Question

In the diagram, the lines QR and ST are parallel to each other. The shortest distance between these two lines is half the shortest distance between the point P and the line QR. What is the ratio of the area of the triangle PST to the area of the trapezium SQRT? 
Note: The figure shown is representative

 

• A. \( \frac{1}{3} \)
• B. \( \frac{1}{4} \)
• C. \( \frac{2}{5} \)
• D. \( \frac{1}{2} \)

Hint:

When dealing with geometric shapes, ratios of areas depend on the ratio of the heights when the bases are parallel.

Answer 1

The Correct Option is A

To solve this problem, we need to find the ratio of the area of the triangle PST to the area of the trapezium SQRT, given that the lines QR and ST are parallel and the shortest distance between them is half the shortest distance between point P and line QR.

1. Let \( d \) be the shortest distance between line QR and point P. Hence, the shortest distance between the parallel lines QR and ST is \( \frac{d}{2} \).

2. Since ST is parallel to QR, triangle PST and trapezium SQRT are similar in shape. The heights from P to line QR and from S to line QR are in the ratio of the shortest distances: \( \frac{1}{2} \).

3. Since ST is parallel to QR, triangle PST and triangle PQR are similar by AAA similarity criterion.

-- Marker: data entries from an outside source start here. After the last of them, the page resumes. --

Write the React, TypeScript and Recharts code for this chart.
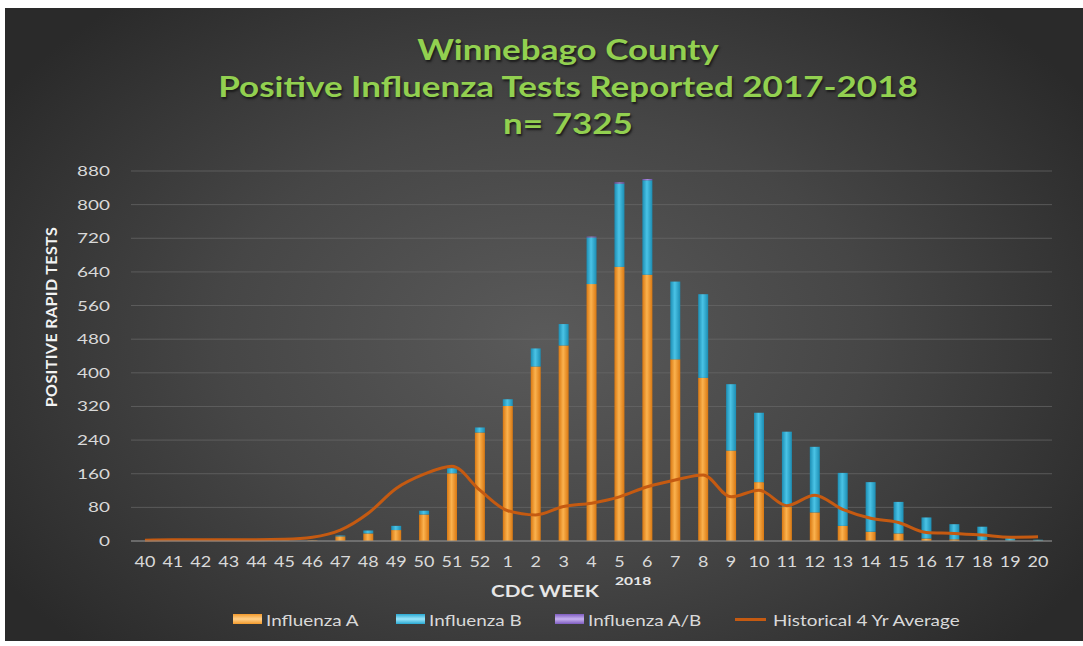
import React from 'react';
import { ComposedChart, Bar, Line, XAxis, YAxis, CartesianGrid } from 'recharts';

const WEEKS = ['40', '41', '42', '43', '44', '45', '46', '47', '48', '49', '50', '51', '52', '1', '2', '3', '4', '5', '6', '7', '8', '9', '10', '11', '12', '13', '14', '15', '16', '17', '18', '19', '20'];
const FLU_A = [0, 0, 0, 0, 0, 1, 1, 11, 18, 26, 63, 161, 258, 321, 415, 465, 611, 652, 633, 432, 388, 215, 140, 82, 68, 36, 22, 18, 6, 4, 2, 1, 1];
const FLU_B = [0, 0, 0, 0, 0, 0, 0, 2, 7, 10, 9, 12, 12, 16, 43, 51, 111, 198, 225, 185, 199, 158, 165, 178, 156, 126, 118, 75, 50, 36, 32, 7, 2];
const FLU_AB = [0, 0, 0, 0, 0, 0, 0, 0, 0, 0, 0, 0, 0, 0, 0, 0, 2, 3, 3, 0, 0, 0, 0, 0, 0, 0, 0, 0, 0, 0, 0, 0, 0];
const HIST_AVG = [2, 3, 3, 3, 3, 4, 9, 26, 66, 125, 159, 178, 121, 72, 62, 82, 90, 105, 129, 145, 157, 105, 121, 84, 109, 75, 54, 44, 20, 18, 14, 9, 10];
const Y_TICKS = [0, 80, 160, 240, 320, 400, 480, 560, 640, 720, 800, 880];

const data = WEEKS.map((w, i) => ({ week: w, a: FLU_A[i], b: FLU_B[i], ab: FLU_AB[i], avg: HIST_AVG[i] }));

const FONT = 'Lato, sans-serif';

const LEGEND = [
  { label: 'Influenza A', color: '#f39a2c', light: '#ffd08a', kind: 'bar', x: 233 },
  { label: 'Influenza B', color: '#2aa9d2', light: '#9be6fb', kind: 'bar', x: 396 },
  { label: 'Influenza A/B', color: '#7e5cc0', light: '#c7b1f0', kind: 'bar', x: 555 },
  { label: 'Historical 4 Yr Average', color: '#c55a11', light: '#c55a11', kind: 'line', x: 735 },
];

const XTick = ({ x, y, payload }: any) => (
  <g transform={`translate(${x},${y})`}>
    <text transform="scale(1.2,1)" textAnchor="middle" dy="0.71em" fontSize={15} fill="#d9d9d9" fontFamily={FONT}>{payload.value}</text>
  </g>
);

const YTick = ({ x, y, payload }: any) => (
  <g transform={`translate(${x},${y})`}>
    <text transform="scale(1.35,1)" textAnchor="end" dy="0.355em" fontSize={14} fill="#d9d9d9" fontFamily={FONT}>{payload.value}</text>
  </g>
);

const stretch = (s: number): React.CSSProperties => ({ transform: `scaleX(${s})`, transformOrigin: 'left center', whiteSpace: 'nowrap' });

export default function App() {
  return (
    <div style={{ position: 'absolute', left: 0, top: 0, width: 1083, height: 646, background: '#fff', overflow: 'hidden' }}>
      <div style={{ position: 'absolute', left: 5, top: 8, width: 1078, height: 633, background: 'radial-gradient(ellipse 60% 70% at 50% 52%, #5a5a5a 0%, #464646 50%, #2a2a2a 100%)' }} />
      <div style={{ position: 'absolute', left: 0, top: 31, width: 1136, textAlign: 'center', fontFamily: FONT, fontWeight: 700, fontSize: 28, lineHeight: '37px', color: '#92d050', textShadow: '1px 2px 2px #1a1a1a' }}>
        {['Winnebago County', 'Positive Influenza Tests Reported 2017-2018', 'n= 7325'].map((t) => (
          <div key={t} style={{ transform: 'scaleX(1.25)' }}>{t}</div>
        ))}
      </div>
      <div style={{ position: 'absolute', left: 50, top: 317, transform: 'translate(-50%, -50%) rotate(-90deg)', whiteSpace: 'nowrap', fontFamily: FONT, fontWeight: 700, fontSize: 16, letterSpacing: 0.4, color: '#f2f2f2' }}>
        POSITIVE RAPID TESTS
      </div>
      <div style={{ position: 'absolute', left: 491, top: 580, fontFamily: FONT, fontWeight: 700, fontSize: 17, color: '#e6e6e6', ...stretch(1.22) }}>CDC WEEK</div>
      <div style={{ position: 'absolute', left: 615, top: 573, fontFamily: FONT, fontWeight: 700, fontSize: 12, color: '#e6e6e6', ...stretch(1.3) }}>2018</div>
      {LEGEND.map((l) => (
        <div key={l.label} style={{ position: 'absolute', left: l.x, top: 609, height: 20, display: 'flex', alignItems: 'center', fontFamily: FONT, fontSize: 16, color: '#d9d9d9' }}>
          {l.kind === 'bar'
            ? <span style={{ width: 29, height: 10, marginRight: 4, background: `linear-gradient(${l.color}, ${l.light} 50%, ${l.color})`, display: 'inline-block' }} />
            : <span style={{ width: 31, height: 3, marginRight: 7, background: l.color, display: 'inline-block' }} />}
          <span style={stretch(1.18)}>{l.label}</span>
        </div>
      ))}
      <div style={{ position: 'absolute', left: 0, top: 0 }}>
        <ComposedChart width={1083} height={646} data={data} margin={{ top: 171, right: 31, bottom: 75, left: 0 }}>
          <defs>
            <linearGradient id="gA" x1="0" y1="0" x2="1" y2="0">
              <stop offset="0%" stopColor="#d97812" />
              <stop offset="45%" stopColor="#fbb24e" />
              <stop offset="100%" stopColor="#d97812" />
            </linearGradient>
            <linearGradient id="gB" x1="0" y1="0" x2="1" y2="0">
              <stop offset="0%" stopColor="#1c8db3" />
              <stop offset="45%" stopColor="#4ac3e6" />
              <stop offset="100%" stopColor="#1c8db3" />
            </linearGradient>
            <linearGradient id="gAB" x1="0" y1="0" x2="1" y2="0">
              <stop offset="0%" stopColor="#6d4fa8" />
              <stop offset="50%" stopColor="#a98ae0" />
              <stop offset="100%" stopColor="#6d4fa8" />
            </linearGradient>
          </defs>
          <CartesianGrid vertical={false} stroke="#6a6a6a" strokeOpacity={0.7} />
          <XAxis dataKey="week" interval={0} tick={<XTick />} tickLine={false} axisLine={{ stroke: '#8c8c8c' }} tickMargin={9} height={30} />
          <YAxis domain={[0, 880]} ticks={Y_TICKS} width={131} tick={<YTick />} tickLine={false} axisLine={false} tickMargin={15} />
          <Bar dataKey="a" stackId="s" fill="url(#gA)" barSize={10} isAnimationActive={false} />
          <Bar dataKey="b" stackId="s" fill="url(#gB)" barSize={10} isAnimationActive={false} />
          <Bar dataKey="ab" stackId="s" fill="url(#gAB)" barSize={10} isAnimationActive={false} />
          <Line type="monotone" dataKey="avg" stroke="#c55a11" strokeWidth={3} dot={false} isAnimationActive={false} />
        </ComposedChart>
      </div>
    </div>
  );
}
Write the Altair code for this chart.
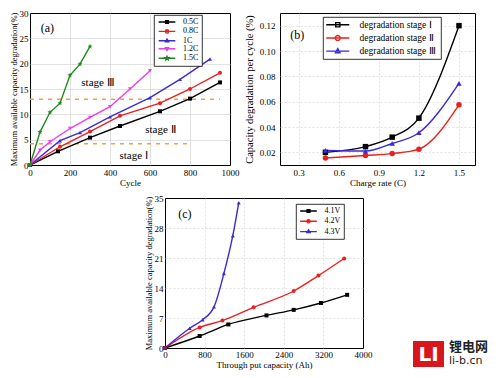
import math
import altair as alt
import pandas as pd

FONT = "Liberation Serif"

# ---------------- panel (a): degradation vs cycle ----------------
a_names = ["0.5C", "0.8C", "1C", "1.2C", "1.5C"]
a_colors = ["#000000", "#ec1f1f", "#3b2bd6", "#ee3cee", "#1f8a1f"]
cyc_05 = [0, 140, 300, 450, 650, 800, 950]
deg_05 = [0, 2.7, 5.4, 7.7, 10.6, 13.1, 16.3]
cyc_08 = [0, 150, 300, 450, 650, 800, 950]
deg_08 = [0, 3.6, 6.6, 9.7, 12.2, 15.0, 18.2]
cyc_10 = [0, 150, 250, 400, 600, 750, 900]
deg_10 = [0, 4.8, 6.4, 9.5, 13.3, 16.9, 20.9]
cyc_12 = [0, 50, 100, 200, 300, 400, 500, 600]
deg_12 = [0, 2.9, 4.6, 7.2, 9.4, 11.5, 15.0, 18.6]
cyc_15 = [0, 50, 100, 150, 200, 250, 300]
deg_15 = [0, 6.5, 10.4, 12.2, 17.7, 19.9, 23.4]
a_xticks = [0, 200, 400, 600, 800, 1000]
a_yticks = [0, 5, 10, 15, 20, 25, 30]
stage_bound_y = [4.2, 13.0]
stage_bound_start = [0, 0]
stage_bound_end = [800, 950]
stage_text = ["stage \u2162", "stage \u2161", "stage \u2160"]
stage_text_x = [340, 652, 518]
stage_text_y = [16.2, 7.0, 1.8]

# ---------------- panel (b): degradation per cycle vs charge rate ----------------
b_names = ["degradation stage  \u2160", "degradation stage  \u2161", "degradation stage  \u2162"]
b_colors = ["#000000", "#ec1f1f", "#3b2bd6"]
b_rates = [0.5, 0.8, 1.0, 1.2, 1.5]
b_stage1 = [0.0200, 0.0245, 0.0320, 0.0470, 0.1200]
b_stage2 = [0.0155, 0.0175, 0.0190, 0.0225, 0.0575]
b_stage3 = [0.0215, 0.0210, 0.0270, 0.0355, 0.0745]
b_xticks = [0.3, 0.6, 0.9, 1.2, 1.5]
b_yticks = [0.02, 0.04, 0.06, 0.08, 0.10, 0.12]

# ---------------- panel (c): degradation vs throughput ----------------
c_names = ["4.1V", "4.2V", "4.3V"]
c_colors = ["#000000", "#ec1f1f", "#3b2bd6"]
ah_41 = [0, 700, 1280, 2050, 2600, 3150, 3680]
deg_41 = [0, 2.8, 5.5, 7.6, 8.9, 10.5, 12.4]
ah_42 = [0, 700, 1160, 1790, 2600, 3100, 3620]
deg_42 = [0, 4.8, 6.4, 9.5, 13.3, 16.9, 20.9]
ah_43 = [0, 500, 760, 990, 1190, 1370, 1490]
deg_43 = [0, 4.6, 6.6, 9.6, 17.4, 26.2, 33.9]
c_xticks = [0, 800, 1600, 2400, 3200, 4000]
c_yticks = [0, 7, 14, 21, 28, 35]

panel_labels = ["(a)", "(b)", "(c)"]
panel_label_x = [87, 0.29, 400]
panel_label_y = [27.1, 0.1127, 31.3]


def long_df(names, xs_list, ys_list):
    rows = []
    for n, xs, ys in zip(names, xs_list, ys_list):
        for x, y in zip(xs, ys):
            rows.append({"series": n, "x": x, "y": y})
    return pd.DataFrame(rows)


# ---- marker path helpers (style only) ----
SQ = [(-1, -1), (1, -1), (1, 1), (-1, 1)]
TU = [(0, -1.2), (1.1, 0.75), (-1.1, 0.75)]
TD = [(0, 1.2), (1.1, -0.75), (-1.1, -0.75)]
STAR = []
for i in range(10):
    ang = -math.pi / 2 + i * math.pi / 5
    rad = 1.0 if i % 2 == 0 else 0.45
    STAR.append((rad * math.cos(ang), rad * math.sin(ang)))


def poly(pts, s):
    return "M" + "L".join(f"{x * s:.3f},{y * s:.3f}" for x, y in pts) + "Z"


def circ(r):
    return f"M{r:.3f},0A{r:.3f},{r:.3f},0,1,1,{-r:.3f},0A{r:.3f},{r:.3f},0,1,1,{r:.3f},0Z"


def marker(kind, m):
    if kind == "square":
        return poly(SQ, m)
    if kind == "circle":
        return circ(m * 1.15)
    if kind == "tu":
        return poly(TU, m)
    if kind == "td":
        return poly(TD, m)
    return poly(STAR, m * 1.4)


def leg_sym(kind, half_line, m):
    return f"M{-half_line:.3f},0H{half_line:.3f}" + marker(kind, m)


VIS = {"square": "square", "circle": "circle", "tu": "triangle-up",
       "td": "triangle-down", "star": poly(STAR, 1.3)}


def axis(title, values, edges, fmt=None, dash=None, title_size=9, lab_pad=3, title_pad=2):
    lo, hi = edges
    kw = dict(values=values, tickCount=len(values), title=title, grid=True,
              gridColor="#d6d6d6", gridWidth=0.7, ticks=False, domain=False,
              gridOpacity={"condition": {"test": f"datum.value <= {lo} || datum.value >= {hi}",
                                         "value": 0}, "value": 1},
              labelFont=FONT, labelFontSize=9, labelColor="black", titleFont=FONT,
              titleFontSize=title_size, titleFontWeight="normal",
              titleColor="black", labelPadding=lab_pad, titlePadding=title_pad,
              labelOverlap=False, labelFlush=False, format=fmt)
    if dash:
        kw["gridDash"] = dash
    return alt.Axis(**kw)


def panel(df, names, colors, kinds, xenc, yenc, vis_size, leg_cfg, interp="linear"):
    cscale = alt.Scale(domain=names, range=colors)
    lines = alt.Chart(df).mark_line(strokeWidth=1.4, interpolate=interp).encode(
        x=xenc, y=yenc, color=alt.Color("series:N", scale=cscale, legend=None))
    pts = alt.Chart(df).mark_point(filled=True, opacity=1, size=vis_size).encode(
        x=xenc, y=yenc,
        color=alt.Color("series:N", scale=cscale, legend=None),
        shape=alt.Shape("series:N", scale=alt.Scale(domain=names, range=[VIS[k] for k in kinds]),
                        legend=None))
    r, half_line, m, leg = leg_cfg
    lpaths = [leg_sym(k, half_line / r, (m - 0.7) / r) for k in kinds]
    legend_layer = alt.Chart(df).transform_filter("false").mark_point(
        filled=False, opacity=1, size=(2 * r) ** 2, strokeWidth=1.4).encode(
        color=alt.Color("series:N", scale=alt.Scale(domain=names, range=colors), legend=leg),
        shape=alt.Shape("series:N", scale=alt.Scale(domain=names, range=lpaths), legend=leg))
    return lines, pts, legend_layer


def make_legend(x, y, font_size, sym_size, sym_off, lab_off, row_pad):
    return alt.Legend(orient="none", legendX=x, legendY=y, title=None,
                      direction="vertical", padding=3, strokeColor="black",
                      fillColor="white", labelFont=FONT, labelFontSize=font_size,
                      labelColor="black", symbolSize=sym_size, symbolStrokeWidth=1.4,
                      symbolOffset=sym_off, labelOffset=lab_off, rowPadding=row_pad)


IND = dict(color="independent", shape="independent")

# ===== panel (a) =====
df_a = long_df(a_names, [cyc_05, cyc_08, cyc_10, cyc_12, cyc_15],
               [deg_05, deg_08, deg_10, deg_12, deg_15])
xa = alt.X("x:Q", scale=alt.Scale(domain=[0, 1000], nice=False),
           axis=axis("Cycle", a_xticks, (0, 1000), fmt="d", title_pad=1.5))
ya = alt.Y("y:Q", scale=alt.Scale(domain=[0, 30], nice=False),
           axis=axis("Maximum available capacity degradation(%)", a_yticks, (0, 30), fmt="d",
                     title_size=8.5, lab_pad=2, title_pad=1))
leg_a = make_legend(124, 2, 8, 36, 6, 12, -0.6)
la, pa, lga = panel(df_a, a_names, a_colors, ["square", "circle", "tu", "td", "star"],
                    xa, ya, 16, (3, 8.3, 2.1, leg_a))
df_rules = pd.DataFrame({"y": stage_bound_y, "x": stage_bound_start, "x2": stage_bound_end})
rules_a = alt.Chart(df_rules).mark_rule(color="#f0a046", strokeDash=[4, 5], strokeWidth=1.5).encode(
    x=xa, x2="x2:Q", y=ya)
df_stage = pd.DataFrame({"t": stage_text, "x": stage_text_x, "y": stage_text_y})
text_a = alt.Chart(df_stage).mark_text(font=FONT, fontSize=11, color="black").encode(
    x=xa, y=ya, text="t:N")
df_pl_a = pd.DataFrame({"t": [panel_labels[0]], "x": [panel_label_x[0]], "y": [panel_label_y[0]]})
plab_a = alt.Chart(df_pl_a).mark_text(font=FONT, fontSize=12, color="black").encode(
    x=xa, y=ya, text="t:N")
chart_a = alt.layer(rules_a, la, pa, text_a, plab_a, lga).resolve_scale(**IND).properties(
    width=200, height=152)

# ===== panel (b) =====
df_b = long_df(b_names, [b_rates] * 3, [b_stage1, b_stage2, b_stage3])
xb = alt.X("x:Q", scale=alt.Scale(domain=[0.16, 1.62], nice=False),
           axis=axis("Charge rate (C)", b_xticks, (0.16, 1.62), fmt=".1f", dash=[2, 2],
                     title_pad=1.5))
yb = alt.Y("y:Q", scale=alt.Scale(domain=[0.01, 0.13], nice=False),
           axis=axis("Capacity degradation per cycle (%)", b_yticks, (0.01, 0.13), fmt=".2f",
                     dash=[2, 2], title_size=10.5, lab_pad=5, title_pad=5))
leg_b = make_legend(43, 4, 9.5, 49, 7, 17, 2.2)
lb, pb, lgb = panel(df_b, b_names, b_colors, ["square", "circle", "tu"], xb, yb, 30,
                    (3.5, 11.5, 2.8, leg_b), interp="monotone")
df_pl_b = pd.DataFrame({"t": [panel_labels[1]], "x": [panel_label_x[1]], "y": [panel_label_y[1]]})
plab_b = alt.Chart(df_pl_b).mark_text(font=FONT, fontSize=12, color="black").encode(
    x=xb, y=yb, text="t:N")
chart_b = alt.layer(lb, pb, plab_b, lgb).resolve_scale(**IND).properties(width=195, height=152)

# ===== panel (c) =====
df_c = long_df(c_names, [ah_41, ah_42, ah_43], [deg_41, deg_42, deg_43])
xc = alt.X("x:Q", scale=alt.Scale(domain=[0, 4000], nice=False),
           axis=axis("Through put capacity (Ah)", c_xticks, (0, 4000), fmt="d", dash=[2, 2],
                     lab_pad=2, title_pad=1))
yc = alt.Y("y:Q", scale=alt.Scale(domain=[0, 35], nice=False),
           axis=axis("Maximum available capacity degradation(%)", c_yticks, (0, 35), fmt="d",
                     dash=[2, 2], title_size=8.5, lab_pad=2, title_pad=1))
leg_c = make_legend(131, 6, 8, 36, 5.5, 12, 0.3)
lc, pc, lgc = panel(df_c, c_names, c_colors, ["square", "circle", "tu"], xc, yc, 16,
                    (3, 8.3, 2.1, leg_c), interp="monotone")
df_pl_c = pd.DataFrame({"t": [panel_labels[2]], "x": [panel_label_x[2]], "y": [panel_label_y[2]]})
plab_c = alt.Chart(df_pl_c).mark_text(font=FONT, fontSize=12, color="black").encode(
    x=xc, y=yc, text="t:N")

# site logo (decoration, outside the plot)
one = pd.DataFrame({"k": [0]})
logo_rect = alt.Chart(one).mark_rect(color="#d9161c").encode(
    x=alt.value(248), x2=alt.value(279), y=alt.value(143), y2=alt.value(169))
logo_li = alt.Chart(one).mark_text(text="LI", color="white", font="DejaVu Sans",
                                   fontSize=20, fontWeight="bold").encode(
    x=alt.value(263.5), y=alt.value(156.5))
logo_cn = alt.Chart(one).mark_text(text="锂电网", color="#222222", font="Noto Sans CJK SC",
                                   fontSize=13, fontWeight="bold", align="left").encode(
    x=alt.value(284), y=alt.value(149))
logo_url = alt.Chart(one).mark_text(text="li-b.cn", color="#222222", font="DejaVu Sans",
                                    fontSize=11, align="left").encode(
    x=alt.value(284), y=alt.value(163))

chart_c = alt.layer(lc, pc, plab_c, lgc, logo_rect, logo_li, logo_cn, logo_url).resolve_scale(
    **IND).properties(width=198, height=150)

spacer = alt.Chart(one).mark_point(opacity=0).properties(
    width=112, height=10, view=alt.ViewBackground(stroke="transparent"))

row1 = alt.hconcat(chart_a, chart_b, spacing=3).resolve_scale(**IND)
row2 = alt.hconcat(spacer, chart_c, spacing=0).resolve_scale(**IND)
chart = alt.vconcat(row1, row2, spacing=5).resolve_scale(**IND).properties(
    padding={"left": 0, "top": 0, "right": 0, "bottom": 0}
).configure(font=FONT).configure_view(stroke="black", strokeWidth=1).configure_legend(
    strokeWidth=0.8, labelFont=FONT)

chart.save("out.html", embed_options={"renderer": "svg", "actions": False})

4. The ratio of their areas equals the square of the ratio of their corresponding heights (or sides). Therefore, the ratio of the area of triangle PST to triangle PQR is:

   \(\left(\frac{1}{2}\right)^2 = \frac{1}{4}\)

5. Now observe that trapezium SQRT is obtained by subtracting the area of triangle PST from triangle PQR. So its area is \( \frac{3}{4} \times \) (the area of triangle PQR).

6. Finally, the ratio of the area of triangle PST to the area of trapezium SQRT is:

   \(\frac{\frac{1}{4}}{\frac{3}{4}} = \frac{1}{3}\)

Hence, the correct answer is \(\frac{1}{3}\).